Once the milk is hot enough, it is removed from the heat and the acid is added. I chose to use distilled white vinegar because The Food Kitchen said it "gave the cleanest flavor, with soft, tender curds", and it was the most consistant. Once I had stirred that in, I added the salt. The curds began forming immediately.
After letting it sit and form curds for a little while, I dumped it into a colander lined with several layers of cheesecloth (Since I didn't have butter muslin) and let it strain into the bowl below. This wasn't the best way of doing it, because the draining took forever.
As you can see in the above picture, the whey was still pretty rich. In fact, it was richer than the whey I used the first time I made ricotta, after making mozzarella, so I decided to use it again, until it got thin. In the later batches, I added less vinegar.
The second time, I spooned the curds out of the whey, which was much more effective and drained much more quickly.
Here's the final product complete with dramatic lighting:
And here it is where you can see how intriguing Hoser finds it:
Either that, or he was just being a little furry diva:
1 gallon milk
1/3 cup plus 1 teaspoon distilled white vinegar
1/4 teaspoon salt (more if you want a saltier taste)
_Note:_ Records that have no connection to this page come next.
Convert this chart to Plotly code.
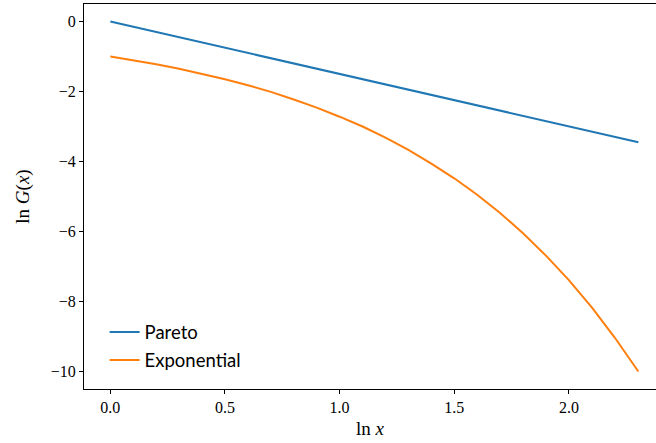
import plotly.graph_objects as go

# ln x sample points and the two survival curves on log scale
ln_x = [0.0, 0.1, 0.2, 0.3, 0.4, 0.5, 0.6, 0.7, 0.8, 0.9, 1.0, 1.1, 1.2,
        1.3, 1.4, 1.5, 1.6, 1.7, 1.8, 1.9, 2.0, 2.1, 2.2, 2.303]
pareto = [0.0, -0.15, -0.30, -0.45, -0.60, -0.75, -0.90, -1.05, -1.20,
          -1.35, -1.50, -1.65, -1.80, -1.95, -2.10, -2.25, -2.40, -2.55,
          -2.70, -2.85, -3.00, -3.15, -3.30, -3.45]
exponential = [-1.00, -1.105, -1.22, -1.35, -1.49, -1.65, -1.82, -2.01,
               -2.23, -2.46, -2.72, -3.00, -3.32, -3.67, -4.06, -4.48,
               -4.95, -5.47, -6.05, -6.69, -7.39, -8.17, -9.03, -10.0]

x_ticks = [0.0, 0.5, 1.0, 1.5, 2.0]
x_tick_text = ["0.0", "0.5", "1.0", "1.5", "2.0"]
y_ticks = [0, -2, -4, -6, -8, -10]
y_tick_text = ["0", "\u22122", "\u22124", "\u22126", "\u22128", "\u221210"]

serif = "Liberation Serif"
tick_font = dict(family=serif, size=16, color="black")
title_font = dict(family=serif, size=19, color="black")

fig = go.Figure()
fig.add_trace(go.Scatter(x=ln_x, y=pareto, mode="lines", name="Pareto",
                         legendgroup="pareto",
                         line=dict(color="#1f77b4", width=2)))
fig.add_trace(go.Scatter(x=ln_x, y=exponential, mode="lines", name="Exponential",
                         legendgroup="exponential",
                         line=dict(color="#ff7f0e", width=2)))

fig.update_xaxes(range=[-0.115, 2.380], tickmode="array",
                 tickvals=x_ticks, ticktext=x_tick_text,
                 showgrid=False, zeroline=False, showline=True, mirror=True,
                 linecolor="black", linewidth=1.1, ticks="outside",
                 ticklen=4, tickwidth=1, tickcolor="black",
                 tickfont=tick_font,
                 title=dict(text="ln <i>x</i>", font=title_font, standoff=6))
fig.update_yaxes(range=[-10.5, 0.5], tickmode="array",
                 tickvals=y_ticks, ticktext=y_tick_text,
                 showgrid=False, zeroline=False, showline=True, mirror=False,
                 linecolor="black", linewidth=1.1, ticks="outside",
                 ticklen=4, tickwidth=1, tickcolor="black",
                 tickfont=tick_font,
                 title=dict(text="ln <i>G</i>(<i>x</i>)", font=title_font, standoff=16))

fig.update_layout(
    width=656, height=443,
    margin=dict(l=84, r=0, t=4, b=54),
    font=dict(family=serif, size=16, color="black"),
    paper_bgcolor="white", plot_bgcolor="white",
    showlegend=True,
    legend=dict(x=0.036, y=0.025, xanchor="left", yanchor="bottom",
                bgcolor="rgba(0,0,0,0)", borderwidth=0,
                font=dict(family="Lato", size=18.5, color="black"),
                tracegroupgap=1, itemwidth=30),
)

fig.write_html("out.html")
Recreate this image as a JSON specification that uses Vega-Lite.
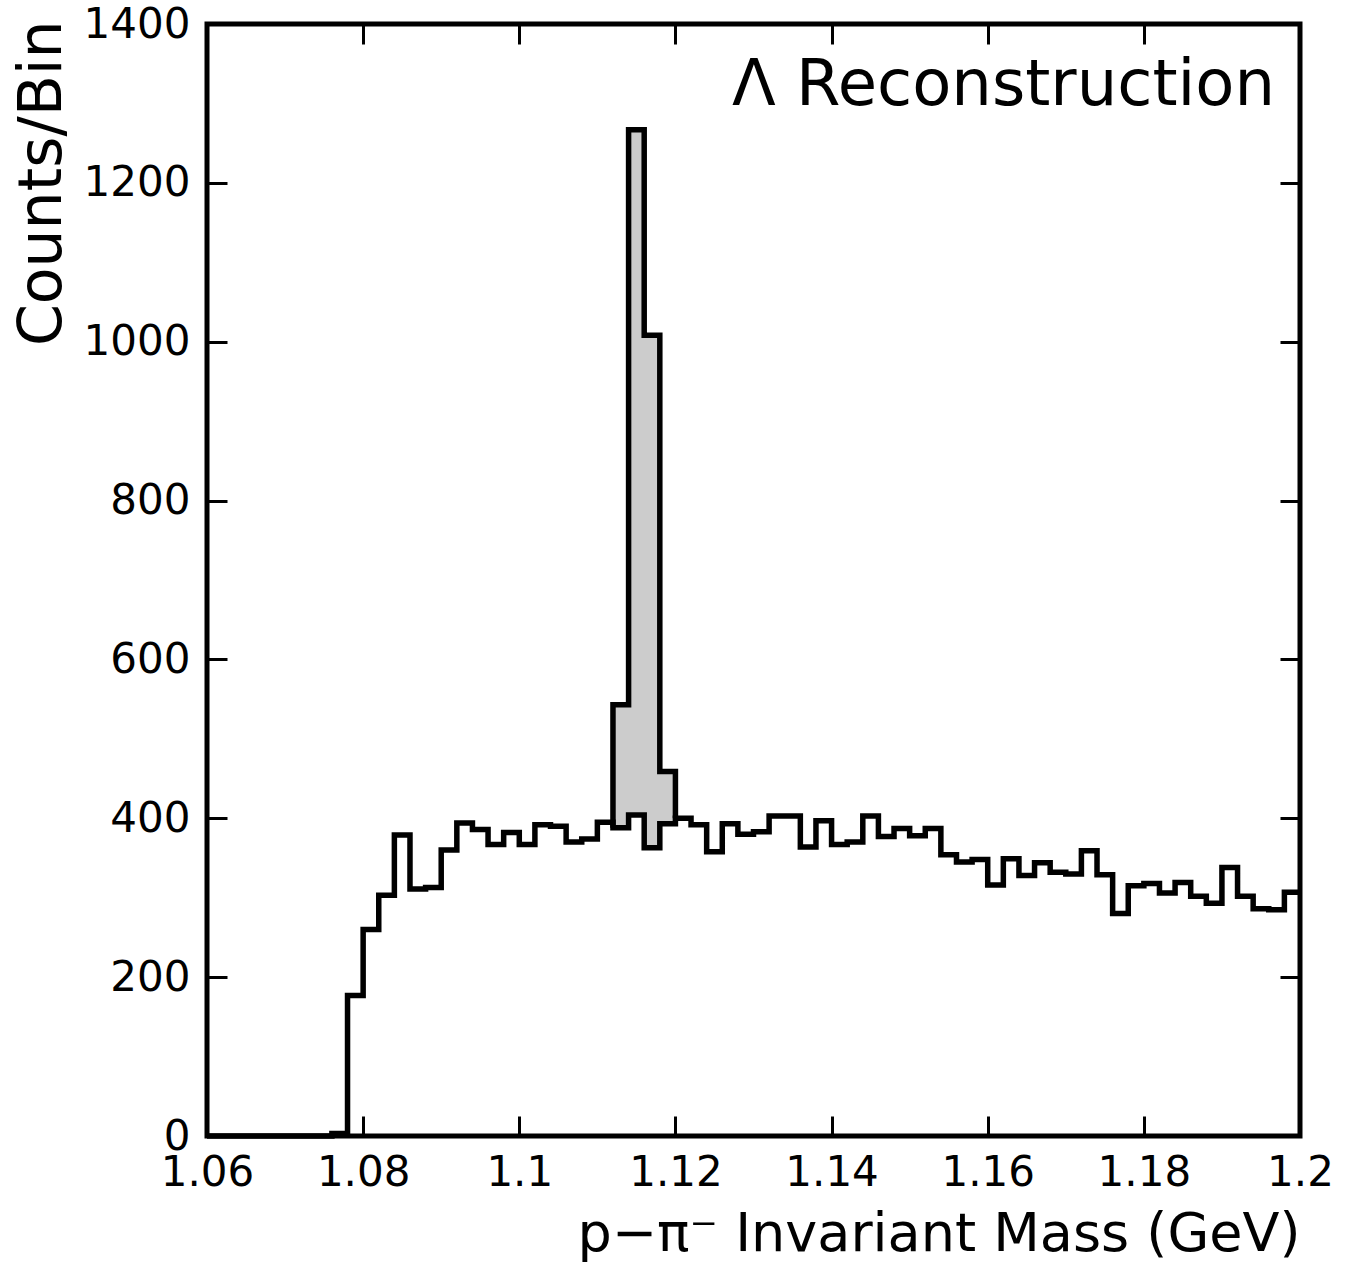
{
  "$schema": "https://vega.github.io/schema/vega-lite/v6.json",
  "width": 1093,
  "height": 1112,
  "autosize": "none",
  "padding": {"left": 207, "top": 24, "right": 56, "bottom": 130},
  "background": "white",
  "config": {
    "view": {"stroke": "black", "strokeWidth": 5},
    "font": "DejaVu Sans",
    "axis": {
      "grid": false,
      "domain": false,
      "tickColor": "black",
      "tickWidth": 3,
      "tickSize": -20,
      "labelFont": "DejaVu Sans",
      "labelFontSize": 42,
      "labelColor": "black",
      "titleFont": "DejaVu Sans",
      "titleColor": "black",
      "titleFontWeight": "normal"
    }
  },
  "datasets": {
    "bg": [
      {"m": 1.060, "n": 0}, {"m": 1.062, "n": 0}, {"m": 1.064, "n": 0}, {"m": 1.066, "n": 0},
      {"m": 1.068, "n": 0}, {"m": 1.070, "n": 0}, {"m": 1.072, "n": 0}, {"m": 1.074, "n": 0},
      {"m": 1.076, "n": 3}, {"m": 1.078, "n": 177}, {"m": 1.080, "n": 260}, {"m": 1.082, "n": 303},
      {"m": 1.084, "n": 379}, {"m": 1.086, "n": 311}, {"m": 1.088, "n": 313}, {"m": 1.090, "n": 360},
      {"m": 1.092, "n": 394}, {"m": 1.094, "n": 386}, {"m": 1.096, "n": 367}, {"m": 1.098, "n": 382},
      {"m": 1.100, "n": 367}, {"m": 1.102, "n": 392}, {"m": 1.104, "n": 390}, {"m": 1.106, "n": 370},
      {"m": 1.108, "n": 374}, {"m": 1.110, "n": 395}, {"m": 1.112, "n": 388}, {"m": 1.114, "n": 404},
      {"m": 1.116, "n": 363}, {"m": 1.118, "n": 393}, {"m": 1.120, "n": 400}, {"m": 1.122, "n": 392},
      {"m": 1.124, "n": 358}, {"m": 1.126, "n": 393}, {"m": 1.128, "n": 380}, {"m": 1.130, "n": 383},
      {"m": 1.132, "n": 403}, {"m": 1.134, "n": 403}, {"m": 1.136, "n": 364}, {"m": 1.138, "n": 397},
      {"m": 1.140, "n": 367}, {"m": 1.142, "n": 370}, {"m": 1.144, "n": 403}, {"m": 1.146, "n": 377},
      {"m": 1.148, "n": 387}, {"m": 1.150, "n": 378}, {"m": 1.152, "n": 387}, {"m": 1.154, "n": 354},
      {"m": 1.156, "n": 345}, {"m": 1.158, "n": 348}, {"m": 1.160, "n": 316}, {"m": 1.162, "n": 349},
      {"m": 1.164, "n": 328}, {"m": 1.166, "n": 344}, {"m": 1.168, "n": 332}, {"m": 1.170, "n": 330},
      {"m": 1.172, "n": 359}, {"m": 1.174, "n": 329}, {"m": 1.176, "n": 280}, {"m": 1.178, "n": 315},
      {"m": 1.180, "n": 318}, {"m": 1.182, "n": 306}, {"m": 1.184, "n": 319}, {"m": 1.186, "n": 302},
      {"m": 1.188, "n": 293}, {"m": 1.190, "n": 338}, {"m": 1.192, "n": 302}, {"m": 1.194, "n": 286},
      {"m": 1.196, "n": 285}, {"m": 1.198, "n": 307}, {"m": 1.200, "n": 307}
    ],
    "peak": [
      {"m": 1.112, "lo": 388, "hi": 543},
      {"m": 1.114, "lo": 404, "hi": 1267},
      {"m": 1.116, "lo": 363, "hi": 1008},
      {"m": 1.118, "lo": 393, "hi": 459},
      {"m": 1.120, "lo": 393, "hi": 459}
    ],
    "outline": [
      {"i": 0, "m": 1.112, "n": 388},
      {"i": 1, "m": 1.112, "n": 543},
      {"i": 2, "m": 1.114, "n": 1267},
      {"i": 3, "m": 1.116, "n": 1008},
      {"i": 4, "m": 1.118, "n": 459},
      {"i": 5, "m": 1.120, "n": 459},
      {"i": 6, "m": 1.120, "n": 400}
    ],
    "label": [{"t": "Λ Reconstruction", "m": 1.1968, "n": 1298}]
  },
  "resolve": {"axis": {"x": "independent", "y": "independent"}},
  "layer": [
    {
      "data": {"name": "peak"},
      "mark": {"type": "area", "interpolate": "step-after", "fill": "#cccccc", "stroke": null},
      "encoding": {
        "x": {"field": "m", "type": "quantitative", "scale": {"domain": [1.06, 1.2], "nice": false, "zero": false}, "axis": null},
        "y": {"field": "hi", "type": "quantitative", "scale": {"domain": [0, 1400], "nice": false}, "axis": null},
        "y2": {"field": "lo"}
      }
    },
    {
      "data": {"name": "bg"},
      "mark": {"type": "line", "interpolate": "step-after", "color": "black", "strokeWidth": 5.5, "strokeJoin": "miter"},
      "encoding": {
        "x": {
          "field": "m", "type": "quantitative",
          "scale": {"domain": [1.06, 1.2], "nice": false, "zero": false},
          "axis": {
            "orient": "bottom",
            "values": [1.06, 1.08, 1.1, 1.12, 1.14, 1.16, 1.18, 1.2],
            "format": ".2~f",
            "labelPadding": 36,
            "labelFlush": false,
            "title": "p−π⁻ Invariant Mass (GeV)",
            "titleFontSize": 54,
            "titleAlign": "right",
            "titleAnchor": null,
            "titleX": 1093,
            "titleY": 114,
            "titleBaseline": "alphabetic"
          }
        },
        "y": {
          "field": "n", "type": "quantitative",
          "scale": {"domain": [0, 1400], "nice": false},
          "axis": {
            "orient": "left",
            "values": [0, 200, 400, 600, 800, 1000, 1200, 1400],
            "format": "d",
            "labelPadding": 37,
            "labelFlush": false,
            "title": "Counts/Bin",
            "titleFontSize": 60,
            "titleAngle": -90,
            "titleAlign": "right",
            "titleAnchor": null,
            "titleX": -147,
            "titleY": -4,
            "titleBaseline": "alphabetic"
          }
        }
      }
    },
    {
      "data": {"name": "outline"},
      "mark": {"type": "line", "interpolate": "step-after", "color": "black", "strokeWidth": 5.5, "strokeJoin": "miter"},
      "encoding": {
        "x": {"field": "m", "type": "quantitative", "scale": {"domain": [1.06, 1.2], "nice": false, "zero": false}, "axis": null},
        "y": {"field": "n", "type": "quantitative", "scale": {"domain": [0, 1400], "nice": false}, "axis": null},
        "order": {"field": "i", "type": "quantitative"}
      }
    },
    {
      "data": {"name": "label"},
      "mark": {"type": "text", "align": "right", "baseline": "alphabetic", "fontSize": 64, "font": "DejaVu Sans", "color": "black"},
      "encoding": {
        "text": {"field": "t"},
        "x": {
          "field": "m", "type": "quantitative",
          "scale": {"domain": [1.06, 1.2], "nice": false, "zero": false},
          "axis": {"orient": "top", "values": [1.06, 1.08, 1.1, 1.12, 1.14, 1.16, 1.18, 1.2], "labels": false, "title": null}
        },
        "y": {
          "field": "n", "type": "quantitative",
          "scale": {"domain": [0, 1400], "nice": false},
          "axis": {"orient": "right", "values": [0, 200, 400, 600, 800, 1000, 1200, 1400], "labels": false, "title": null}
        }
      }
    }
  ]
}
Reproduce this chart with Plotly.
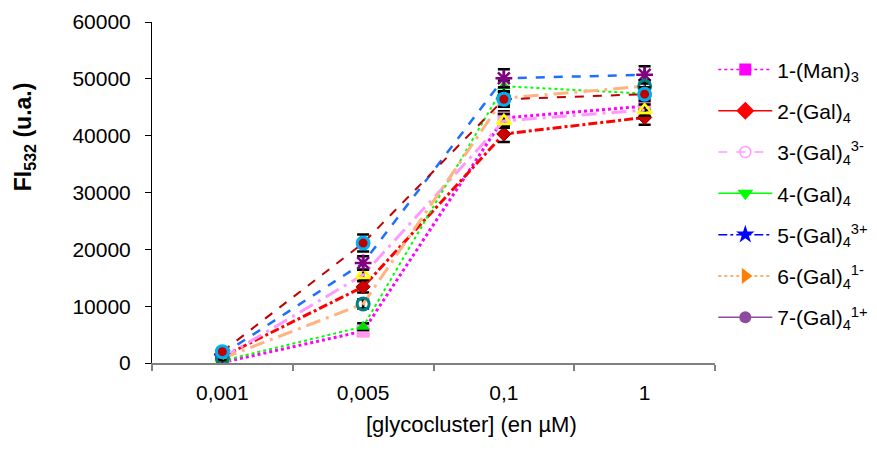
import plotly.graph_objects as go

# concentrations (category axis)
conc = ["0,001", "0,005", "0,1", "1"]

# FI532 values, one list per series
s1 = [100, 5600, 43100, 45200]
s2 = [1100, 13400, 40300, 43200]
s3 = [900, 15500, 42600, 44500]
s4 = [400, 6400, 48700, 47400]
s5 = [1500, 17600, 50100, 50700]
s6 = [800, 10400, 46600, 48700]
s7 = [2000, 21100, 46400, 47300]

# error bars
e1 = [300, 600, 1200, 1000]
e2 = [400, 1000, 1400, 1300]
e3 = [300, 900, 1200, 1000]
e4 = [200, 600, 1000, 800]
e5 = [500, 1200, 1600, 1500]
e6 = [300, 800, 1200, 1000]
e7 = [500, 1500, 1300, 1200]

labels = ["1-(Man)<sub>3</sub>", "2-(Gal)<sub>4</sub>", "3-(Gal)<sub>4</sub><sup>3-</sup>",
          "4-(Gal)<sub>4</sub>", "5-(Gal)<sub>4</sub><sup>3+</sup>",
          "6-(Gal)<sub>4</sub><sup>1-</sup>", "7-(Gal)<sub>4</sub><sup>1+</sup>"]

FONT = "Liberation Sans, Arial, sans-serif"

fig = go.Figure()

# plotted series (styles as drawn in the chart)
plot_styles = [
    (s1, e1, dict(color="#FF00FF", width=3, dash="dot"), dict(symbol="square", size=13, color="#FF99EE")),
    (s2, e2, dict(color="#FF0000", width=3, dash="dashdot"), dict(symbol="diamond", size=11, color="#CC0000", line=dict(color="#990000", width=1))),
    (s3, e3, dict(color="#FF99FF", width=3, dash="longdashdot"), dict(symbol="triangle-up-open", size=12, color="#FFFF00", line=dict(color="#FFFF00", width=2.5))),
    (s4, e4, dict(color="#00FF00", width=2, dash="dot"), dict(symbol="triangle-up", size=12, color="#00DD00")),
    (s5, e5, dict(color="#1F6FFF", width=2.5, dash="dash"), dict(symbol="asterisk-open", size=14, color="#800080", line=dict(color="#800080", width=2.5))),
    (s6, e6, dict(color="#FFB380", width=3, dash="longdashdot"), dict(symbol="circle-open", size=12, color="#008080", line=dict(color="#008080", width=3))),
    (s7, e7, dict(color="#C00000", width=2, dash="dash"), dict(symbol="circle", size=12, color="#C00000", line=dict(color="#00B0F0", width=3))),
]

for vals, err, ln, mk in plot_styles:
    fig.add_trace(go.Scatter(
        x=conc, y=vals, mode="lines+markers", line=ln, marker=mk, showlegend=False,
        error_y=dict(type="data", array=err, color="black", thickness=2.5, width=6),
    ))

# legend entries (styled as in the chart's legend)
legend_styles = [
    (dict(color="#FF00FF", width=1.5, dash="dot"), dict(symbol="square", size=12, color="#FF00FF")),
    (dict(color="#FF0000", width=1.5), dict(symbol="diamond", size=14, color="#FF0000")),
    (dict(color="#FF99FF", width=1.5, dash="dash"), dict(symbol="circle-open", size=11, color="#FF99FF", line=dict(width=1.5))),
    (dict(color="#00FF00", width=1.5), dict(symbol="triangle-down", size=14, color="#00FF00")),
    (dict(color="#0000FF", width=1.5, dash="dashdot"), dict(symbol="star", size=14, color="#0000FF")),
    (dict(color="#FF9933", width=1.5, dash="dot"), dict(symbol="triangle-right", size=14, color="#FF8000")),
    (dict(color="#8E4A9E", width=1.5), dict(symbol="circle", size=12, color="#8E4A9E")),
]

for lab, (ln, mk) in zip(labels, legend_styles):
    fig.add_trace(go.Scatter(
        x=[None], y=[None], mode="lines+markers", name=lab, line=ln, marker=mk,
        legendgroup=lab,
    ))

# page body has an 8px margin, so margins are shifted to compensate
fig.update_layout(
    width=877, height=453,
    margin=dict(l=144, r=165, t=14, b=98),
    paper_bgcolor="white", plot_bgcolor="white",
    font=dict(family=FONT, size=21, color="black"),
    legend=dict(x=0.997, xanchor="left", y=0.92, yanchor="top", itemwidth=54,
                tracegroupgap=11, font=dict(size=21), bgcolor="rgba(0,0,0,0)"),
    xaxis=dict(
        type="category", range=[-0.5, 3.5], tickson="boundaries", automargin=False,
        showline=True, linecolor="#808080", linewidth=2,
        ticks="outside", tickcolor="#808080", ticklen=6, tickwidth=2,
        showgrid=False, zeroline=False, ticklabelstandoff=10,
    ),
    yaxis=dict(
        range=[0, 60000], dtick=10000, tickformat="d", automargin=False,
        showline=True, linecolor="black", linewidth=1,
        ticks="outside", tickcolor="black", ticklen=6,
        showgrid=False, zeroline=False, ticklabelstandoff=10,
    ),
    annotations=[
        dict(text="<b>FI<sub>532</sub> (u.a.)</b>", textangle=-90, font=dict(size=23),
             xref="paper", yref="paper", x=-0.225, y=0.663,
             xanchor="center", yanchor="middle", showarrow=False),
        dict(text="[glycocluster] (en µM)", font=dict(size=22),
             xref="paper", yref="paper", x=0.568, y=-0.179,
             xanchor="center", yanchor="middle", showarrow=False),
    ],
)

fig.write_html("out.html")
Heat the milk between 165ºF and 185ºF, or the point at which it starts to simmer.
Remove from heat.
Gently stir in vinegar.
Allow to sit and curds to form.
Ladle curds into a colander lined with cheese cloth, over a bowl to catch excess liquid.
Allow to drain for at least 15 minutes, until it reaches desired consistency.
Continue to process your whey until it runs clear, addling less acid in each subsequent batch, and just mix the curds together.
I used the ricotta in lasagna. I also ate some fresh. It was fabulous. In retrospect, I should have made something that would have shown it off a little better, like ravioli, but it was still good. Honestly, it was pretty easy, too.
Thursday, September 8, 2011
Last night's drink was the James Joyce. The cocktail is, as you might imagine, an Irish whiskey based cocktail. Personally, thinking of the Irish author James Joyce makes me think of Finnegan's Wake. I've never read the book, but I do know the Irish street ballad that inspired it. In the ballad, when whiskey spills over Tim Finnegan's apparently dead corpse, he wakes up. The word whiskey comes from the Gaelic words for water of life, which James Joyce apparently found fascinating in the context of this ballad.
Of course, the cocktail isn't just a glass of whiskey. It's a sour, which appears at it's base in the Whiskey Sour, which is whiskey, citrus (lemon or lime) and sweetener. More specifically, the James Joyce is a New Orleans Sour, which means that the sweetener is an orange liqueur rather than something non-alcoholic, such as simple syrup or runny honey. We've already tried one, the Sidecar, and you're likely familiar with another, the Margarita.
The James Joyce:
1.5 oz Irish Whiskey
0.75 oz Sweet Vermouth
0.75 oz Orange Liqueur
0.50 oz Lime Juice
Add all ingredients to a mixing glass
Shake with ice and strain into a coupe
The verdict: We both liked this a lot. The vermouth presence was very low, and it took a back seat to the other flavors, but I do think it adds some depth of flavor. Since Scott's favorite two spirits are Irish Whiskey and Grand Marnier, this was a good combination for him. Also, the lime seems to be less acidic and more palatable for him. That makes this drink another good step in figuring out what will be more likely to work for us.